## Data shown
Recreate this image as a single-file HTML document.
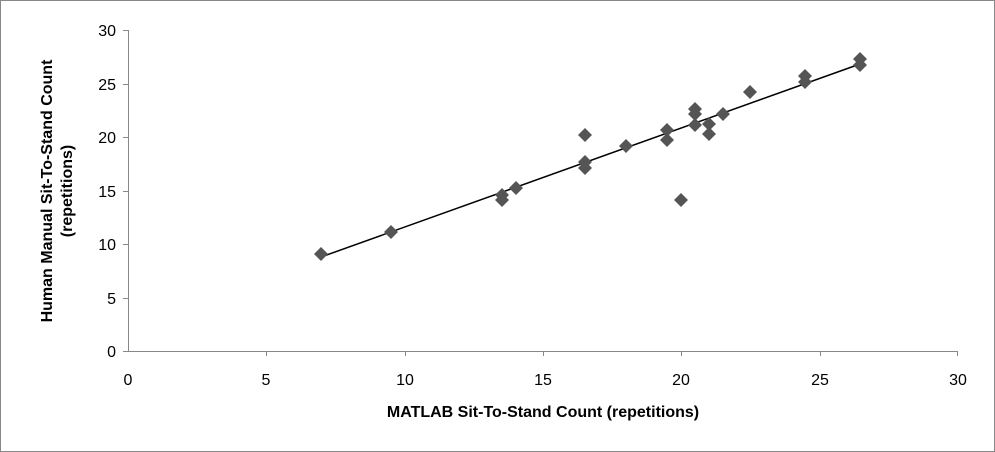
<!DOCTYPE html>
<html><head><style>
body{margin:0;background:#fff;}
svg{display:block;}
text{font-family:"Liberation Sans",sans-serif;fill:#000;}
</style></head><body>
<svg width="995" height="452" viewBox="0 0 995 452">
<rect x="0.5" y="0.5" width="994" height="451" fill="#fff" stroke="#888"/>
<g stroke="#888" stroke-width="1">
<line x1="128.5" y1="30" x2="128.5" y2="351"/>
<line x1="128" y1="351.5" x2="958" y2="351.5"/>
<line x1="123" y1="30.5" x2="128" y2="30.5"/>
<line x1="123" y1="84.5" x2="128" y2="84.5"/>
<line x1="123" y1="137.5" x2="128" y2="137.5"/>
<line x1="123" y1="191.5" x2="128" y2="191.5"/>
<line x1="123" y1="244.5" x2="128" y2="244.5"/>
<line x1="123" y1="298.5" x2="128" y2="298.5"/>
<line x1="123" y1="351.5" x2="128" y2="351.5"/>
<line x1="266.5" y1="351" x2="266.5" y2="356"/>
<line x1="405.5" y1="351" x2="405.5" y2="356"/>
<line x1="543.5" y1="351" x2="543.5" y2="356"/>
<line x1="681.5" y1="351" x2="681.5" y2="356"/>
<line x1="820.5" y1="351" x2="820.5" y2="356"/>
<line x1="957.5" y1="351" x2="957.5" y2="356"/>
</g>
<g font-size="16" text-anchor="end">
<text x="116" y="36">30</text><text x="116" y="90">25</text><text x="116" y="143">20</text>
<text x="116" y="197">15</text><text x="116" y="250">10</text><text x="116" y="304">5</text><text x="116" y="357">0</text>
</g>
<g font-size="16" text-anchor="middle">
<text x="128" y="385">0</text><text x="266" y="385">5</text><text x="405" y="385">10</text>
<text x="543" y="385">15</text><text x="681" y="385">20</text><text x="820" y="385">25</text><text x="958" y="385">30</text>
</g>
<text x="543" y="417" font-size="16" font-weight="bold" text-anchor="middle">MATLAB Sit-To-Stand Count (repetitions)</text>
<text transform="translate(52,191) rotate(-90)" font-size="16" font-weight="bold" text-anchor="middle">Human Manual Sit-To-Stand Count</text>
<text transform="translate(72,191) rotate(-90)" font-size="16" font-weight="bold" text-anchor="middle">(repetitions)</text>
<line x1="321" y1="257" x2="860" y2="64" stroke="#000" stroke-width="1.5"/>
<g fill="#555">
<path id="d" d="M0,-7 L7,0 L0,7 L-7,0Z" transform="translate(321,254)"/>
<path d="M0,-7 L7,0 L0,7 L-7,0Z" transform="translate(391,232)"/>
<path d="M0,-7 L7,0 L0,7 L-7,0Z" transform="translate(502,195)"/>
<path d="M0,-7 L7,0 L0,7 L-7,0Z" transform="translate(502,200)"/>
<path d="M0,-7 L7,0 L0,7 L-7,0Z" transform="translate(516,188)"/>
<path d="M0,-7 L7,0 L0,7 L-7,0Z" transform="translate(585,135)"/>
<path d="M0,-7 L7,0 L0,7 L-7,0Z" transform="translate(585,162)"/>
<path d="M0,-7 L7,0 L0,7 L-7,0Z" transform="translate(585,168)"/>
<path d="M0,-7 L7,0 L0,7 L-7,0Z" transform="translate(626,146)"/>
<path d="M0,-7 L7,0 L0,7 L-7,0Z" transform="translate(667,130)"/>
<path d="M0,-7 L7,0 L0,7 L-7,0Z" transform="translate(667,140)"/>
<path d="M0,-7 L7,0 L0,7 L-7,0Z" transform="translate(681,200)"/>
<path d="M0,-7 L7,0 L0,7 L-7,0Z" transform="translate(695,109)"/>
<path d="M0,-7 L7,0 L0,7 L-7,0Z" transform="translate(695,114)"/>
<path d="M0,-7 L7,0 L0,7 L-7,0Z" transform="translate(695,125)"/>
<path d="M0,-7 L7,0 L0,7 L-7,0Z" transform="translate(709,124)"/>
<path d="M0,-7 L7,0 L0,7 L-7,0Z" transform="translate(709,134)"/>
<path d="M0,-7 L7,0 L0,7 L-7,0Z" transform="translate(723,114)"/>
<path d="M0,-7 L7,0 L0,7 L-7,0Z" transform="translate(750,92)"/>
<path d="M0,-7 L7,0 L0,7 L-7,0Z" transform="translate(805,76)"/>
<path d="M0,-7 L7,0 L0,7 L-7,0Z" transform="translate(805,82)"/>
<path d="M0,-7 L7,0 L0,7 L-7,0Z" transform="translate(860,59)"/>
<path d="M0,-7 L7,0 L0,7 L-7,0Z" transform="translate(860,65)"/>
</g>
</svg>
</body></html>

## Written exercise
Give all the lines above again, character for character, without pictures.

## Exercise answer
Recreate this image as a single-file HTML document.
<!DOCTYPE html>
<html><head><style>
body{margin:0;background:#fff;}
svg{display:block;}
text{font-family:"Liberation Sans",sans-serif;fill:#000;}
</style></head><body>
<svg width="995" height="452" viewBox="0 0 995 452">
<rect x="0.5" y="0.5" width="994" height="451" fill="#fff" stroke="#888"/>
<g stroke="#888" stroke-width="1">
<line x1="128.5" y1="30" x2="128.5" y2="351"/>
<line x1="128" y1="351.5" x2="958" y2="351.5"/>
<line x1="123" y1="30.5" x2="128" y2="30.5"/>
<line x1="123" y1="84.5" x2="128" y2="84.5"/>
<line x1="123" y1="137.5" x2="128" y2="137.5"/>
<line x1="123" y1="191.5" x2="128" y2="191.5"/>
<line x1="123" y1="244.5" x2="128" y2="244.5"/>
<line x1="123" y1="298.5" x2="128" y2="298.5"/>
<line x1="123" y1="351.5" x2="128" y2="351.5"/>
<line x1="266.5" y1="351" x2="266.5" y2="356"/>
<line x1="405.5" y1="351" x2="405.5" y2="356"/>
<line x1="543.5" y1="351" x2="543.5" y2="356"/>
<line x1="681.5" y1="351" x2="681.5" y2="356"/>
<line x1="820.5" y1="351" x2="820.5" y2="356"/>
<line x1="957.5" y1="351" x2="957.5" y2="356"/>
</g>
<g font-size="16" text-anchor="end">
<text x="116" y="36">30</text><text x="116" y="90">25</text><text x="116" y="143">20</text>
<text x="116" y="197">15</text><text x="116" y="250">10</text><text x="116" y="304">5</text><text x="116" y="357">0</text>
</g>
<g font-size="16" text-anchor="middle">
<text x="128" y="385">0</text><text x="266" y="385">5</text><text x="405" y="385">10</text>
<text x="543" y="385">15</text><text x="681" y="385">20</text><text x="820" y="385">25</text><text x="958" y="385">30</text>
</g>
<text x="543" y="417" font-size="16" font-weight="bold" text-anchor="middle">MATLAB Sit-To-Stand Count (repetitions)</text>
<text transform="translate(52,191) rotate(-90)" font-size="16" font-weight="bold" text-anchor="middle">Human Manual Sit-To-Stand Count</text>
<text transform="translate(72,191) rotate(-90)" font-size="16" font-weight="bold" text-anchor="middle">(repetitions)</text>
<line x1="321" y1="257" x2="860" y2="64" stroke="#000" stroke-width="1.5"/>
<g fill="#555">
<path id="d" d="M0,-7 L7,0 L0,7 L-7,0Z" transform="translate(321,254)"/>
<path d="M0,-7 L7,0 L0,7 L-7,0Z" transform="translate(391,232)"/>
<path d="M0,-7 L7,0 L0,7 L-7,0Z" transform="translate(502,195)"/>
<path d="M0,-7 L7,0 L0,7 L-7,0Z" transform="translate(502,200)"/>
<path d="M0,-7 L7,0 L0,7 L-7,0Z" transform="translate(516,188)"/>
<path d="M0,-7 L7,0 L0,7 L-7,0Z" transform="translate(585,135)"/>
<path d="M0,-7 L7,0 L0,7 L-7,0Z" transform="translate(585,162)"/>
<path d="M0,-7 L7,0 L0,7 L-7,0Z" transform="translate(585,168)"/>
<path d="M0,-7 L7,0 L0,7 L-7,0Z" transform="translate(626,146)"/>
<path d="M0,-7 L7,0 L0,7 L-7,0Z" transform="translate(667,130)"/>
<path d="M0,-7 L7,0 L0,7 L-7,0Z" transform="translate(667,140)"/>
<path d="M0,-7 L7,0 L0,7 L-7,0Z" transform="translate(681,200)"/>
<path d="M0,-7 L7,0 L0,7 L-7,0Z" transform="translate(695,109)"/>
<path d="M0,-7 L7,0 L0,7 L-7,0Z" transform="translate(695,114)"/>
<path d="M0,-7 L7,0 L0,7 L-7,0Z" transform="translate(695,125)"/>
<path d="M0,-7 L7,0 L0,7 L-7,0Z" transform="translate(709,124)"/>
<path d="M0,-7 L7,0 L0,7 L-7,0Z" transform="translate(709,134)"/>
<path d="M0,-7 L7,0 L0,7 L-7,0Z" transform="translate(723,114)"/>
<path d="M0,-7 L7,0 L0,7 L-7,0Z" transform="translate(750,92)"/>
<path d="M0,-7 L7,0 L0,7 L-7,0Z" transform="translate(805,76)"/>
<path d="M0,-7 L7,0 L0,7 L-7,0Z" transform="translate(805,82)"/>
<path d="M0,-7 L7,0 L0,7 L-7,0Z" transform="translate(860,59)"/>
<path d="M0,-7 L7,0 L0,7 L-7,0Z" transform="translate(860,65)"/>
</g>
</svg>
</body></html>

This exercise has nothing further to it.